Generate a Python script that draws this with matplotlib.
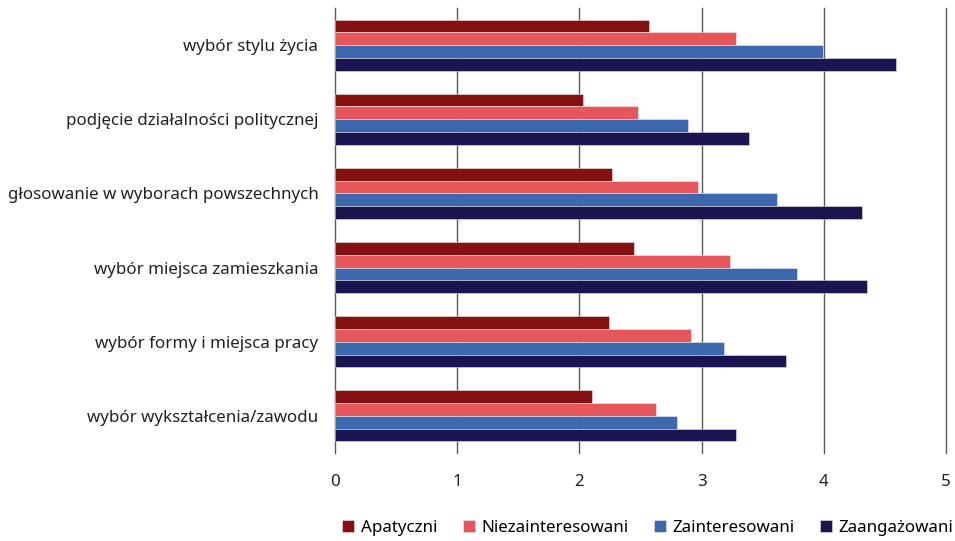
import numpy as np
import matplotlib.pyplot as plt

plt.rcParams['font.family'] = ['Noto Sans', 'DejaVu Sans']

categories = [
    'wybór stylu życia',
    'podjęcie działalności politycznej',
    'głosowanie w wyborach powszechnych',
    'wybór miejsca zamieszkania',
    'wybór formy i miejsca pracy',
    'wybór wykształcenia/zawodu',
]
series = ['Apatyczni', 'Niezainteresowani', 'Zainteresowani', 'Zaangażowani']
apatyczni = [2.57, 2.03, 2.27, 2.45, 2.24, 2.10]
niezainteresowani = [3.28, 2.48, 2.97, 3.23, 2.91, 2.63]
zainteresowani = [3.99, 2.89, 3.62, 3.78, 3.18, 2.80]
zaangazowani = [4.59, 3.39, 4.31, 4.35, 3.69, 3.28]
colors = ['#841012', '#e5575a', '#3d68ae', '#1a1450']

values = [apatyczni, niezainteresowani, zainteresowani, zaangazowani]

fig = plt.figure(figsize=(9.55, 5.41), dpi=100)
ax = fig.add_axes([335 / 955, 1 - 453 / 541, 611 / 955, 445 / 541])

n = len(categories)
y = np.arange(n)[::-1]  # first category at the top
h = 0.172
for i, (name, vals, c) in enumerate(zip(series, values, colors)):
    offs = (i - 1.5) * h
    ax.barh(y - offs, vals, height=h, color=c, label=name,
            edgecolor=(1, 1, 1, 0.5), linewidth=0.6, zorder=3)

ax.set_xlim(0, 5)
ax.set_ylim(-0.5, n - 0.5)
ax.set_yticks(y)
ax.set_yticklabels(categories, fontsize=12.2, color='#222222')
ax.set_xticks(range(6))
ax.tick_params(axis='x', labelsize=12.2, colors='#222222', length=0, pad=15)
ax.tick_params(axis='y', length=0, pad=12)
# vertical grid, drawn by hand so the line at 5 is not clipped at the edge
for xv in range(1, 6):
    ax.axvline(xv, color='#5a5a5a', linewidth=1.0, zorder=0, clip_on=False)
for s in ['top', 'right', 'bottom']:
    ax.spines[s].set_visible(False)
ax.spines['left'].set_color('#5a5a5a')
ax.spines['left'].set_linewidth(1.0)

fig.legend(loc='center', bbox_to_anchor=(648 / 955, 1 - 528 / 541), ncol=4,
           frameon=False, fontsize=12.2, handlelength=0.7, handleheight=0.7,
           columnspacing=1.5, handletextpad=0.4, borderpad=0, borderaxespad=0)

fig.savefig('out.png', dpi=100)
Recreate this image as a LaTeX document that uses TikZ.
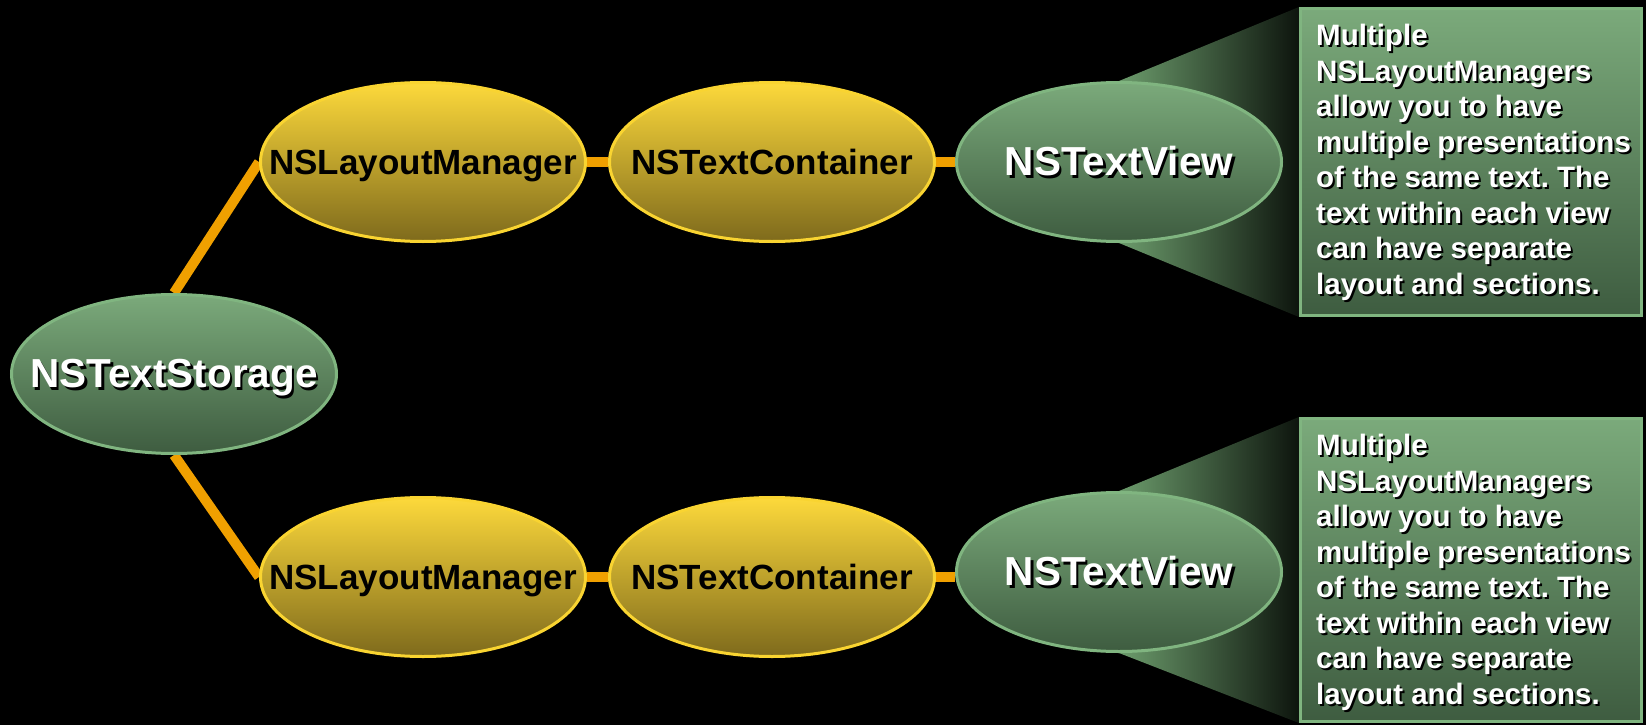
\documentclass[tikz,border=0pt]{standalone}
\usepackage{fontspec}
\setmainfont{Liberation Sans}
\frenchspacing
\usetikzlibrary{shapes.geometric}
\definecolor{gtop}{HTML}{7BAA7B}
\definecolor{gbot}{HTML}{3E5C40}
\definecolor{gborder}{HTML}{80B580}
\definecolor{ytop}{HTML}{FDD93B}
\definecolor{ybot}{HTML}{7E6A1C}
\definecolor{yborder}{HTML}{F9D431}
\definecolor{linkc}{HTML}{F0A000}
\definecolor{trl}{HTML}{6C9C6C}
\definecolor{trr}{HTML}{0D140D}
\pgfdeclarelayer{back}
\pgfdeclarelayer{links}
\pgfsetlayers{back,links,main}
\newcommand\shad[1]{\makebox[0pt]{\vphantom{N}\smash{\makebox[0pt][l]{\kern2.5pt\raisebox{-2.5pt}{\textcolor{black}{#1}}}#1}}}
\newcommand\plain[1]{\makebox[0pt]{\vphantom{N}\smash{#1}}}
\newcommand\shadsm[1]{\makebox[0pt][l]{\kern2pt\raisebox{-2pt}{\textcolor{black}{#1}}}#1}
\tikzset{
  greenell/.style={ellipse, draw=gborder, line width=3pt, top color=gtop, bottom color=gbot,
    minimum width=325pt, minimum height=159pt, inner sep=0pt, text=white,
    font=\fontsize{40.5}{48}\selectfont\bfseries},
  yellell/.style={ellipse, draw=yborder, line width=3pt, top color=ytop, bottom color=ybot,
    minimum width=325pt, minimum height=159pt, inner sep=0pt, text=black,
    font=\fontsize{35}{42}\selectfont\bfseries},
  link/.style={draw=linkc, line width=10pt},
  callbox/.style={rectangle, draw=gborder, line width=3pt, top color=gtop, bottom color=gbot,
    minimum width=341pt, inner sep=0pt},
  calltext/.style={align=left, inner sep=0pt, text=white, anchor=north west,
    font=\fontsize{29.5}{35.5}\selectfont\bfseries},
  trap/.style={left color=trl, right color=trr}
}
\begin{document}
\begin{tikzpicture}[x=1pt,y=-1pt]
\begin{pgfonlayer}{back}
\fill[black] (0,0) rectangle (1646,725);
\end{pgfonlayer}
\useasboundingbox (0,0) rectangle (1646,725);

\node[greenell] (storage) at (174,374) {\shad{NSTextStorage}};

\node[yellell] (lm1) at (423,162) {\plain{NSLayoutManager}};
\node[yellell] (tc1) at (772,162) {\plain{NSTextContainer}};
\node[greenell] (tv1) at (1119,162) {\shad{NSTextView}};

\node[yellell] (lm2) at (423,577) {\plain{NSLayoutManager}};
\node[yellell] (tc2) at (772,577) {\plain{NSTextContainer}};
\node[greenell] (tv2) at (1119,572) {\shad{NSTextView}};

\node[callbox, minimum height=307pt] (box1) at (1471,162) {};
\node[callbox, minimum height=303pt] (box2) at (1471,570) {};

\node[calltext] (txt1) at (1316,24) {\shadsm{Multiple}\\\shadsm{NSLayoutManagers}\\\shadsm{allow you to have}\\\shadsm{multiple presentations}\\\shadsm{of the same text. The}\\\shadsm{text within each view}\\\shadsm{can have separate}\\\shadsm{layout and sections.}};
\node[calltext] (txt2) at (1316,434) {\shadsm{Multiple}\\\shadsm{NSLayoutManagers}\\\shadsm{allow you to have}\\\shadsm{multiple presentations}\\\shadsm{of the same text. The}\\\shadsm{text within each view}\\\shadsm{can have separate}\\\shadsm{layout and sections.}};

\begin{pgfonlayer}{links}
\draw[link] (storage.north) -- (lm1.west);
\draw[link] (storage.south) -- (lm2.west);
\draw[link] (lm1) -- (tc1);
\draw[link] (tc1) -- (tv1);
\draw[link] (lm2) -- (tc2);
\draw[link] (tc2.center) -- (tc2.center -| tv2.west);
\fill[trap] (tv1.north) -- (box1.north west) -- (box1.south west) -- (tv1.south) -- cycle;
\fill[trap] (tv2.north) -- (box2.north west) -- (box2.south west) -- (tv2.south) -- cycle;
\end{pgfonlayer}
\end{tikzpicture}
\end{document}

AIM OF THE EXERCISE
Go through the material above and print all of it exactly, except the pictures.

EXERCISE SOLUTION
Generate a Python script that draws this with matplotlib.
import numpy as np
import matplotlib.pyplot as plt

plt.rcParams['font.family'] = ['Noto Sans', 'DejaVu Sans']

categories = [
    'wybór stylu życia',
    'podjęcie działalności politycznej',
    'głosowanie w wyborach powszechnych',
    'wybór miejsca zamieszkania',
    'wybór formy i miejsca pracy',
    'wybór wykształcenia/zawodu',
]
series = ['Apatyczni', 'Niezainteresowani', 'Zainteresowani', 'Zaangażowani']
apatyczni = [2.57, 2.03, 2.27, 2.45, 2.24, 2.10]
niezainteresowani = [3.28, 2.48, 2.97, 3.23, 2.91, 2.63]
zainteresowani = [3.99, 2.89, 3.62, 3.78, 3.18, 2.80]
zaangazowani = [4.59, 3.39, 4.31, 4.35, 3.69, 3.28]
colors = ['#841012', '#e5575a', '#3d68ae', '#1a1450']

values = [apatyczni, niezainteresowani, zainteresowani, zaangazowani]

fig = plt.figure(figsize=(9.55, 5.41), dpi=100)
ax = fig.add_axes([335 / 955, 1 - 453 / 541, 611 / 955, 445 / 541])

n = len(categories)
y = np.arange(n)[::-1]  # first category at the top
h = 0.172
for i, (name, vals, c) in enumerate(zip(series, values, colors)):
    offs = (i - 1.5) * h
    ax.barh(y - offs, vals, height=h, color=c, label=name,
            edgecolor=(1, 1, 1, 0.5), linewidth=0.6, zorder=3)

ax.set_xlim(0, 5)
ax.set_ylim(-0.5, n - 0.5)
ax.set_yticks(y)
ax.set_yticklabels(categories, fontsize=12.2, color='#222222')
ax.set_xticks(range(6))
ax.tick_params(axis='x', labelsize=12.2, colors='#222222', length=0, pad=15)
ax.tick_params(axis='y', length=0, pad=12)
# vertical grid, drawn by hand so the line at 5 is not clipped at the edge
for xv in range(1, 6):
    ax.axvline(xv, color='#5a5a5a', linewidth=1.0, zorder=0, clip_on=False)
for s in ['top', 'right', 'bottom']:
    ax.spines[s].set_visible(False)
ax.spines['left'].set_color('#5a5a5a')
ax.spines['left'].set_linewidth(1.0)

fig.legend(loc='center', bbox_to_anchor=(648 / 955, 1 - 528 / 541), ncol=4,
           frameon=False, fontsize=12.2, handlelength=0.7, handleheight=0.7,
           columnspacing=1.5, handletextpad=0.4, borderpad=0, borderaxespad=0)

fig.savefig('out.png', dpi=100)
Recreate this image as a LaTeX document that uses TikZ.
\documentclass[tikz,border=0pt]{standalone}
\usepackage{fontspec}
\setmainfont{Liberation Sans}
\frenchspacing
\usetikzlibrary{shapes.geometric}
\definecolor{gtop}{HTML}{7BAA7B}
\definecolor{gbot}{HTML}{3E5C40}
\definecolor{gborder}{HTML}{80B580}
\definecolor{ytop}{HTML}{FDD93B}
\definecolor{ybot}{HTML}{7E6A1C}
\definecolor{yborder}{HTML}{F9D431}
\definecolor{linkc}{HTML}{F0A000}
\definecolor{trl}{HTML}{6C9C6C}
\definecolor{trr}{HTML}{0D140D}
\pgfdeclarelayer{back}
\pgfdeclarelayer{links}
\pgfsetlayers{back,links,main}
\newcommand\shad[1]{\makebox[0pt]{\vphantom{N}\smash{\makebox[0pt][l]{\kern2.5pt\raisebox{-2.5pt}{\textcolor{black}{#1}}}#1}}}
\newcommand\plain[1]{\makebox[0pt]{\vphantom{N}\smash{#1}}}
\newcommand\shadsm[1]{\makebox[0pt][l]{\kern2pt\raisebox{-2pt}{\textcolor{black}{#1}}}#1}
\tikzset{
  greenell/.style={ellipse, draw=gborder, line width=3pt, top color=gtop, bottom color=gbot,
    minimum width=325pt, minimum height=159pt, inner sep=0pt, text=white,
    font=\fontsize{40.5}{48}\selectfont\bfseries},
  yellell/.style={ellipse, draw=yborder, line width=3pt, top color=ytop, bottom color=ybot,
    minimum width=325pt, minimum height=159pt, inner sep=0pt, text=black,
    font=\fontsize{35}{42}\selectfont\bfseries},
  link/.style={draw=linkc, line width=10pt},
  callbox/.style={rectangle, draw=gborder, line width=3pt, top color=gtop, bottom color=gbot,
    minimum width=341pt, inner sep=0pt},
  calltext/.style={align=left, inner sep=0pt, text=white, anchor=north west,
    font=\fontsize{29.5}{35.5}\selectfont\bfseries},
  trap/.style={left color=trl, right color=trr}
}
\begin{document}
\begin{tikzpicture}[x=1pt,y=-1pt]
\begin{pgfonlayer}{back}
\fill[black] (0,0) rectangle (1646,725);
\end{pgfonlayer}
\useasboundingbox (0,0) rectangle (1646,725);

\node[greenell] (storage) at (174,374) {\shad{NSTextStorage}};

\node[yellell] (lm1) at (423,162) {\plain{NSLayoutManager}};
\node[yellell] (tc1) at (772,162) {\plain{NSTextContainer}};
\node[greenell] (tv1) at (1119,162) {\shad{NSTextView}};

\node[yellell] (lm2) at (423,577) {\plain{NSLayoutManager}};
\node[yellell] (tc2) at (772,577) {\plain{NSTextContainer}};
\node[greenell] (tv2) at (1119,572) {\shad{NSTextView}};

\node[callbox, minimum height=307pt] (box1) at (1471,162) {};
\node[callbox, minimum height=303pt] (box2) at (1471,570) {};

\node[calltext] (txt1) at (1316,24) {\shadsm{Multiple}\\\shadsm{NSLayoutManagers}\\\shadsm{allow you to have}\\\shadsm{multiple presentations}\\\shadsm{of the same text. The}\\\shadsm{text within each view}\\\shadsm{can have separate}\\\shadsm{layout and sections.}};
\node[calltext] (txt2) at (1316,434) {\shadsm{Multiple}\\\shadsm{NSLayoutManagers}\\\shadsm{allow you to have}\\\shadsm{multiple presentations}\\\shadsm{of the same text. The}\\\shadsm{text within each view}\\\shadsm{can have separate}\\\shadsm{layout and sections.}};

\begin{pgfonlayer}{links}
\draw[link] (storage.north) -- (lm1.west);
\draw[link] (storage.south) -- (lm2.west);
\draw[link] (lm1) -- (tc1);
\draw[link] (tc1) -- (tv1);
\draw[link] (lm2) -- (tc2);
\draw[link] (tc2.center) -- (tc2.center -| tv2.west);
\fill[trap] (tv1.north) -- (box1.north west) -- (box1.south west) -- (tv1.south) -- cycle;
\fill[trap] (tv2.north) -- (box2.north west) -- (box2.south west) -- (tv2.south) -- cycle;
\end{pgfonlayer}
\end{tikzpicture}
\end{document}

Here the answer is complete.